DMExpress “Pudding” Series: Reducing Elapsed Processing Time by 93 Percent
Earlier this year, I kicked off the “proof is in the pudding” blog series as a way to share results that DMExpress is achieving during proof of concepts (POCs) in real customer environments. The idea is to wow the loyal readers of the Syncsort blog with information about DMExpress’ speed, efficiency and ease of use.
It has been too long since I contributed to the series, but I promise to start posting more frequently. We’ve got a lot of exciting work going on behind the scenes and plenty of information to share.
For this post, I want to focus on a recent POC involving a customer that was running up against their nightly batch window. If there was any failure at all during the evening, the customer would not be able to refresh the data warehouse leaving business users with data that is 24+ hours old. This was simply not acceptable to the business and we knew that DMExpress was just the right solution for the job.
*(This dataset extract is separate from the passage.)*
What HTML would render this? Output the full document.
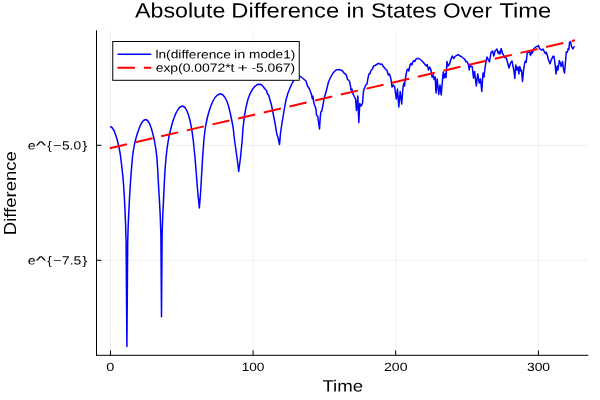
<!DOCTYPE html>
<html><head><meta charset="utf-8"><title>Absolute Difference in States Over Time</title>
<style>
html,body{margin:0;padding:0;background:#fff;}
svg{display:block;will-change:transform;opacity:0.999;}
text{font-family:"Liberation Sans",sans-serif;fill:#000;}
</style></head>
<body>
<svg width="600" height="400" viewBox="0 0 600 400">
<rect x="0" y="0" width="600" height="400" fill="#ffffff"/>
<!-- grid -->
<g stroke="#000" stroke-opacity="0.1" stroke-width="0.6" fill="none">
<line x1="110.5" y1="30.3" x2="110.5" y2="355.3"/>
<line x1="253.1" y1="30.3" x2="253.1" y2="355.3"/>
<line x1="395.7" y1="30.3" x2="395.7" y2="355.3"/>
<line x1="538.4" y1="30.3" x2="538.4" y2="355.3"/>
<line x1="96.5" y1="145.3" x2="588.3" y2="145.3"/>
<line x1="96.5" y1="260.3" x2="588.3" y2="260.3"/>
</g>
<!-- data -->
<polyline fill="none" stroke="#0000ff" stroke-width="1.5" stroke-linejoin="round" stroke-linecap="butt" points="110.2,126.5 112,127.5 114,130.5 115.5,134.5 117,139 118.2,144 119.5,150 120.4,155 121.6,165 122.7,175 123.6,185 124.4,198 125.0,210 125.6,225 126.1,242 126.9,346.6 127.7,242 128.2,225 128.9,210 129.5,198 130.3,185 131.0,175 131.8,165 132.7,155 133.5,150 134.5,144 136,138 137.5,133 139.5,127.5 141.5,123 143.5,120.5 145.5,119.5 147.5,120.5 149.5,123.5 151.5,129 153,134.5 154.5,141 156,150 156.8,157 157.6,168 158.5,185 159.4,200 160.2,215 160.9,235 161.5,316.7 162.1,235 162.8,215 163.4,203 164.2,185 165,170 166.1,157 167.2,147.5 168.7,138 170.5,130 172,124 174,118 176,113 178,109.5 180,107 182.5,106 185,107.5 187,111 188.5,115 190,120.5 191.2,126.5 192,131 193.2,140 195,157.5 196.4,175 197.8,192.5 199.35,207.9 200.6,192.5 201.6,175 202.6,157.5 203.9,140 205,130 206,124 207.5,117 209,111.5 211,105.5 213,101 215,97.5 217.5,95 220.5,93.8 223,95 225,97.5 227,101.5 228.5,106 230,112 231.5,119 232.5,124 233.2,128 234.5,140 237,157.5 238.7,171.5 240.5,157.5 242.2,140 243,128 244.5,115.5 246,107.3 248,99.3 250,93.8 252.5,89.3 255,86.2 257.5,84.6 259.5,84.2 261.5,84.8 263.5,87 265,89 266.5,90.5 267.5,94 268.8,95.5 270,100 271.2,104 272.3,109 274,118 275.5,126 277,135 278,137.5 279.5,144.5 280.5,133 282,123 283.5,114 284.5,108 286,100 288,93 290,88 292,83.5 293.5,80.8 296,77 298,75.7 299.7,76 303,78.5 306,81 307.5,86 309.5,89 311.5,94.5 312.3,98.7 312.9,96.2 313.6,101.5 314.5,105 316,109 316.5,115 317.8,116.5 318.5,122 319.5,129 320.2,118 320.8,112 321.8,111 323,105 324,99 326.5,90 328.5,82 330,78.5 333,73 336,70 339,69.5 342,70.5 344.5,73.5 346,74.3 347.5,79.3 349.5,81.2 350.5,86 351,90 352,89 352.5,93 354,96 355.5,99 356.5,110.5 357.8,96 358.8,122.5 359.8,103.5 361,106 362.5,103.5 363.5,91 365.5,85.5 367,84 368,78 369,74 370,73.5 371,70.5 372.5,69 373.5,66 375,65.5 377.5,64 379,63.2 380.5,64.5 382,64 383,66 385,68.5 387,70.5 388.3,75 389.5,74 391,79 392,87 393.3,85 394.7,87 396.3,99 397.5,89 398.8,107 400.2,91.5 401.7,104 403,87 404,83 404.5,86 405.3,79 406,75 407,70 408,69 408.8,71 410,65 411,63.5 411.8,65 413,61.5 414,60.5 414.8,61.5 416,59 417.5,58.5 419,58.5 421,60 423,62 425,64.5 426.2,66 427.2,64.5 428.5,70 429.7,67 430.8,69.5 432.2,77.3 433.2,75 434.2,79.5 435.2,77 436,93 437.2,79 438.7,94.5 440,85 441.2,95 442.5,80 443.2,72 444.1,78 445.2,73.5 446,77.5 447,61.5 448,66 449.5,64 451,59 452.2,56 453.5,58.5 455,56.5 456.5,55.5 458.3,54.7 460,56 461.5,56.5 463,58 464.5,59 466,61.5 467.2,62 468.5,65 469.2,70 470,65 471,66.5 472.2,66.5 473.5,78 474.6,71.5 476.3,86 477.7,74 479.3,83 480.5,79 481.8,91.5 483,73 484,77 485,68 486,62 487,57 488,59 489.5,62 491,52.5 492.5,51 493.8,56 495,51 496,50 497,49 498.2,53.5 499.2,51.5 500,54 501.2,48.5 502.5,53.5 503.5,55 504.8,57.5 506.3,58 507.4,62 509,68 510.5,63 512,61 513,66 514,71 514.8,78.5 515.8,65 517,70 518,67 518.8,74 519.8,66.5 520.8,71 521.5,70 522.5,81.5 523.5,71 524.5,64 525.3,61 526.2,62.3 527.4,51.5 528.5,52.5 529.5,51.5 530.5,55.5 531.7,51.5 532.4,53 533.6,49 535,47.5 536.5,46.5 537.5,46.5 538.5,45.5 539.5,48.7 541,49.5 542,50 543,49 544.3,51.7 545.5,53.7 546.3,52.2 547.5,56 548.5,60 550,63.8 551.5,59.3 553,56.3 554,56.3 555,63.5 556,74 557.2,66 558,70 559.3,60.5 560.5,63.5 561.2,66.5 562.5,61.5 563.5,69 564.5,73 565.5,62 566.3,52 567.3,52.3 568.2,48.5 568.9,49.5 569.5,42.5 570.5,41.5 571.5,46.3 572.9,49 574,46.7 574.5,47.1"/>
<line x1="109.8" y1="148.24" x2="574.9" y2="40.23" stroke="#ff0000" stroke-width="2.0" stroke-dasharray="17.5 8.85"/>
<!-- axes -->
<g stroke="#000" stroke-width="1" fill="none">
<line x1="96.5" y1="30.3" x2="96.5" y2="355.8"/>
<line x1="96" y1="355.3" x2="588.3" y2="355.3"/>
<line x1="110.5" y1="355.3" x2="110.5" y2="350.4"/>
<line x1="253.1" y1="355.3" x2="253.1" y2="350.4"/>
<line x1="395.7" y1="355.3" x2="395.7" y2="350.4"/>
<line x1="538.4" y1="355.3" x2="538.4" y2="350.4"/>
<line x1="96.5" y1="145.3" x2="101.4" y2="145.3"/>
<line x1="96.5" y1="260.3" x2="101.4" y2="260.3"/>
</g>
<text transform="translate(135.00,17.50) rotate(0.05)" font-size="20.6" textLength="90.30" lengthAdjust="spacingAndGlyphs">Absolute</text>
<text transform="translate(231.36,17.50) rotate(0.05)" font-size="20.6" textLength="107.81" lengthAdjust="spacingAndGlyphs">Difference</text>
<text transform="translate(346.46,17.50) rotate(0.05)" font-size="20.6" textLength="17.94" lengthAdjust="spacingAndGlyphs">in</text>
<text transform="translate(371.04,17.50) rotate(0.05)" font-size="20.6" textLength="65.59" lengthAdjust="spacingAndGlyphs">States</text>
<text transform="translate(442.88,17.50) rotate(0.05)" font-size="20.6" textLength="49.16" lengthAdjust="spacingAndGlyphs">Over</text>
<text transform="translate(499.46,17.50) rotate(0.05)" font-size="20.6" textLength="51.82" lengthAdjust="spacingAndGlyphs">Time</text>
<text transform="translate(106.36,371.10) rotate(0.05)" font-size="11.9" textLength="8.05" lengthAdjust="spacingAndGlyphs">0</text>
<text transform="translate(241.65,371.10) rotate(0.05)" font-size="11.9" textLength="22.75" lengthAdjust="spacingAndGlyphs">100</text>
<text transform="translate(384.07,371.10) rotate(0.05)" font-size="11.9" textLength="23.42" lengthAdjust="spacingAndGlyphs">200</text>
<text transform="translate(526.94,371.10) rotate(0.05)" font-size="11.9" textLength="23.12" lengthAdjust="spacingAndGlyphs">300</text>
<text transform="translate(322.39,391.55) rotate(0.05)" font-size="16.2" textLength="40.71" lengthAdjust="spacingAndGlyphs">Time</text>
<text transform="translate(15.70,235.15) rotate(-90)" font-size="16.2" textLength="83.91" lengthAdjust="spacingAndGlyphs">Difference</text>
<text transform="translate(27.75,149.40) rotate(0.05)" font-size="11.9" textLength="7.88" lengthAdjust="spacingAndGlyphs">e</text>
<text transform="translate(35.66,149.40) rotate(0.05)" font-size="11.9" textLength="10.38" lengthAdjust="spacingAndGlyphs">^</text>
<text transform="translate(47.27,149.40) rotate(0.05)" font-size="11.9" textLength="4.55" lengthAdjust="spacingAndGlyphs">{</text>
<text transform="translate(53.01,149.40) rotate(0.05)" font-size="11.9" textLength="8.79" lengthAdjust="spacingAndGlyphs">−</text>
<text transform="translate(61.96,149.40) rotate(0.05)" font-size="11.9" textLength="19.11" lengthAdjust="spacingAndGlyphs">5.0</text>
<text transform="translate(82.32,149.40) rotate(0.05)" font-size="11.9" textLength="5.07" lengthAdjust="spacingAndGlyphs">}</text>
<text transform="translate(27.75,264.40) rotate(0.05)" font-size="11.9" textLength="7.88" lengthAdjust="spacingAndGlyphs">e</text>
<text transform="translate(35.66,264.40) rotate(0.05)" font-size="11.9" textLength="10.38" lengthAdjust="spacingAndGlyphs">^</text>
<text transform="translate(47.27,264.40) rotate(0.05)" font-size="11.9" textLength="4.55" lengthAdjust="spacingAndGlyphs">{</text>
<text transform="translate(53.01,264.40) rotate(0.05)" font-size="11.9" textLength="8.79" lengthAdjust="spacingAndGlyphs">−</text>
<text transform="translate(61.82,264.40) rotate(0.05)" font-size="11.9" textLength="19.52" lengthAdjust="spacingAndGlyphs">7.5</text>
<text transform="translate(82.32,264.40) rotate(0.05)" font-size="11.9" textLength="5.07" lengthAdjust="spacingAndGlyphs">}</text>
<!-- legend -->
<rect x="112.75" y="41.5" width="186.5" height="38.8" fill="#ffffff" stroke="#000" stroke-width="1"/>
<line x1="117.5" y1="54.3" x2="151.3" y2="54.3" stroke="#0000ff" stroke-width="1.5"/>
<line x1="117.5" y1="67.7" x2="151.3" y2="67.7" stroke="#ff0000" stroke-width="2.0" stroke-dasharray="17.5 8.85"/>
<text transform="translate(155.40,58.35) rotate(0.05)" font-size="11.9" textLength="75.50" lengthAdjust="spacingAndGlyphs">ln(difference</text>
<text transform="translate(233.96,58.35) rotate(0.05)" font-size="11.9" textLength="11.33" lengthAdjust="spacingAndGlyphs">in</text>
<text transform="translate(249.02,58.35) rotate(0.05)" font-size="11.9" textLength="46.28" lengthAdjust="spacingAndGlyphs">mode1)</text>
<text transform="translate(155.69,71.75) rotate(0.05)" font-size="11.9" textLength="78.79" lengthAdjust="spacingAndGlyphs">exp(0.0072*t</text>
<text transform="translate(237.59,71.75) rotate(0.05)" font-size="11.9" textLength="10.38" lengthAdjust="spacingAndGlyphs">+</text>
<text transform="translate(251.38,71.75) rotate(0.05)" font-size="11.9" textLength="43.77" lengthAdjust="spacingAndGlyphs">-5.067)</text>
</svg>
</body></html>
For this POC, the environment consisted of a four-core UNIX box with ETL coded in PL/SQL (while that’s really ELT, please forgive the semantics for right now). Another challenge this customer had was that this particular ETL flow involved nearly 900 lines of PL/SQL which was incredibly complex and nearly impossible to maintain. In fact, they really only had one person capable of maintaining it. What happens if he goes away? Hopefully this doesn’t sound too familiar to you!
The stated goal of the POC was to reduce elapsed processing time by 33%. Additionally, we were looking to demonstrate that DMExpress could significantly reduce the complexity of building and maintaining the ETL.
The particular job involved 5 data sources, identifying changed records, performing multiple joins, enhancing the information via lookup, and loading the database. The POC ran on approximately 350,000 records, a relatively small amount of data. However, as you are about to find out, the results were quite impressive!
The original process was taking 90 minutes, so the 33% reduction that the POC targeted meant that we had to reduce it to 60 minutes. How did DMExpress do? How about only 6 minutes! That’s a 15x improvement in throughput and 93% reduction in elapsed time for those of you keeping score at home.
How about the 900 lines of PL/SQL? We took that and converted it into just 2 DMExpress jobs, now built and able to be maintained in a simple, easy-to-use graphical user interface. Needless to say, the customer was impressed.
Stay tuned for more results in the days and weeks ahead. In the meantime, don’t be shy about posting comments and questions.
We are also still open to taking on any challengers willing to put their solutions up head-to-head versus DMExpress in a benchmark. Of course, with results like the ones I’ve shared above, I guess it’s not a big surprise that we haven’t had any takers on that just yet…